Friday, July 10, 2009

On-Stage: Cocktails at the Centre of the Earth

Welcome to the future promised to us in 1940’s science fiction serials. Now have a drink. You are probably going to need it, because bars have a habit of exploding in Simon Astor’s outrageous musical farce Cocktails at the Centre of the Earth, now playing a limited engagement at the Producer’s Club’s Royal Theatre.

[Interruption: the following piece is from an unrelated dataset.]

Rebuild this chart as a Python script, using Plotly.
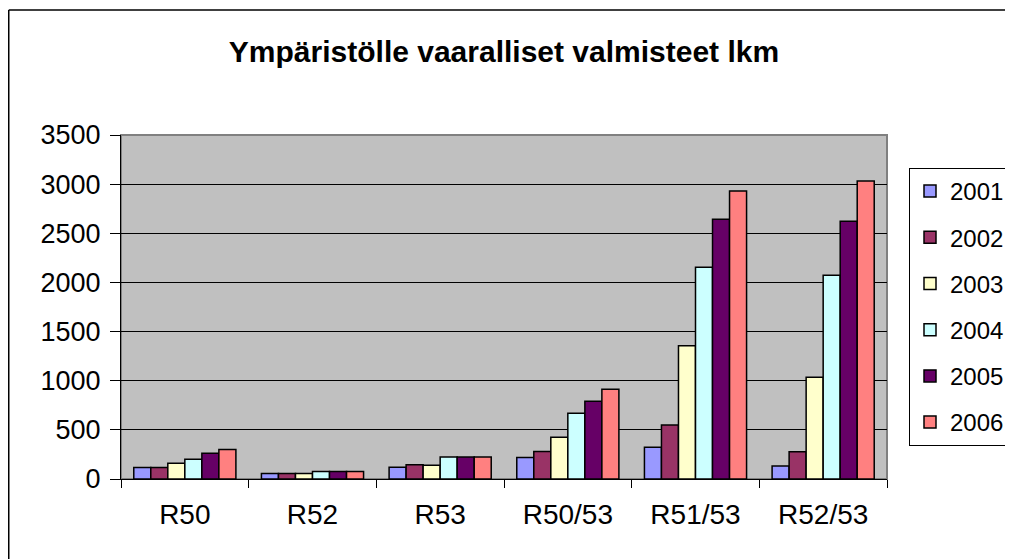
import plotly.graph_objects as go

# Data
categories = ["R50", "R52", "R53", "R50/53", "R51/53", "R52/53"]
years = ["2001", "2002", "2003", "2004", "2005", "2006"]
v2001 = [118, 57, 119, 220, 322, 132]
v2002 = [118, 57, 146, 281, 550, 278]
v2003 = [159, 57, 140, 424, 1357, 1035]
v2004 = [200, 77, 224, 668, 2155, 2073]
v2005 = [261, 77, 224, 790, 2644, 2623]
v2006 = [301, 77, 224, 912, 2929, 3031]
series = [v2001, v2002, v2003, v2004, v2005, v2006]
colors = ["#9999FF", "#993366", "#FFFFCC", "#CCFFFF", "#660066", "#FF8080"]

# page body has an 8px margin, so the figure is a bit smaller than the window
W, H = 1005, 551
ml, mr, mt, mb = 113, W - 879, 127, H - 471
pw, ph = W - ml - mr, H - mt - mb

fig = go.Figure()
for yr, vals, col in zip(years, series, colors):
    fig.add_trace(go.Bar(
        x=categories, y=vals, name=yr, legendgroup=yr,
        marker=dict(color=col, line=dict(color="black", width=1.5)),
    ))

font = "Liberation Sans, Arial, sans-serif"
bx, by = (0.75 - ml) / pw, (471 - 2) / ph  # chart border, left / top edges
fig.update_layout(
    width=W, height=H,
    margin=dict(l=ml, r=mr, t=mt, b=mb, pad=0, autoexpand=False),
    paper_bgcolor="white",
    plot_bgcolor="#C0C0C0",
    barmode="group", bargap=0.2, bargroupgap=0,
    font=dict(family=font, size=26, color="black"),
    title=dict(text="<b>Ympäristölle vaaralliset valmisteet lkm</b>",
               x=0.5, xref="paper", xanchor="center", y=1 - 43 / H,
               yanchor="middle", yref="container",
               font=dict(size=30, family=font)),
    xaxis=dict(showline=True, linecolor="black", linewidth=1,
               ticks="outside", ticklen=8, tickcolor="black",
               tickson="boundaries", showgrid=False, ticklabelstandoff=10,
               tickfont=dict(size=28)),
    yaxis=dict(range=[0, 3500], dtick=500, showline=True, linecolor="black",
               linewidth=1, ticks="outside", ticklen=10, tickcolor="black",
               gridcolor="black", gridwidth=1, zeroline=False,
               ticklabelstandoff=4, tickfont=dict(size=27)),
    legend=dict(x=(901 - ml) / pw, y=(471 - 160) / ph, xanchor="left",
                yanchor="top", bordercolor="black", borderwidth=1,
                bgcolor="white", tracegroupgap=12,
                font=dict(size=24, family=font)),
    shapes=[
        # plot area frame (grey)
        dict(type="rect", xref="paper", yref="paper", x0=0, x1=1, y0=0, y1=1,
             line=dict(color="#808080", width=2), layer="below"),
        # chart border: only left and top edges fall inside the picture
        dict(type="line", xref="paper", yref="paper",
             x0=bx, x1=bx, y0=-1, y1=by,
             line=dict(color="black", width=1.5)),
        dict(type="line", xref="paper", yref="paper",
             x0=bx, x1=2, y0=by, y1=by,
             line=dict(color="black", width=1.5)),
    ],
)

fig.write_html("out.html")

The social structure of Cocktails is much like that of Fritz Lang’s Metropolis, where the rich revel in the skies and the drones toils below. In this brave new steampunky world of jetpacks and zeppelins, the workers pour the drinks, and the upper class gets hammered. It is all powered by a special rocket fuel refined from Egyptian mummies, a process that has greatly enriched the Moutarde family.

Cocktails begins its futuristic bar crawl in the terrestrial Albion Club. Two social climbers are putting the moves on the Moutardes, but since they accidentally fell in love with each other, their hearts really are not in it. Before long, the partiers are off to the next exclusive club, located high a flying airship. Then things start getting outlandish, culminating in the Omphalos Club at the center of the Earth.

It all comes accompanied by songs, which are surprisingly strong given Astor’s eccentric lyrics. As Sir Reginald Rakehell, he performs the surreal “Synthesia,” while composer Richard Grant dons the persona of the cowboy singer-songwriter Murray Eel for “Coral Corral.” Borts Minorts also contributes music and lyrics for the title tune, which he fearlessly performs in an uncomfortable looking skin-tight bodysuit, with some truly over-the-top choreography. The standout performance though, might well be Erin Blair O’Malley’s rendition of “The Woman from the Island,” as Paravion Concord, the lesbian rocketeer-chanteuse.

Although it is scripted show, Cocktails has the energy and comedic sensibility of an improv comedy revue. Sometimes the jokes are funny and sometimes they are groaners. Some of the material is a bit “naughty,” but never really explicit. Throughout Cocktails, Astor throws in enough genre tropes to satisfy sci-fi fans looking for an entertaining stage spoof. In fact, the android Daniel Engine and his somewhat mad creator Gepetta Odenkirk (played by Mordecai Knode and Lois F., respectively), greatly resemble characters in Mac Rogers’ Universal Robots, the philosophically challenging reimaging of Karel Čapek’s R.U.R., which ran downtown earlier this year.

To adapt Cocktails as a special effects-laded movie would be prohibitively expensive, but Astor and director Greg LoProto make do with a sparse set of a few cabaret tables and chairs. Its totally DIY sci-fi horseplay, but it frequently works, thanks to a game cast that obviously enjoys the on-stage lunacy. It runs through Sunday (7/12) at the Royal.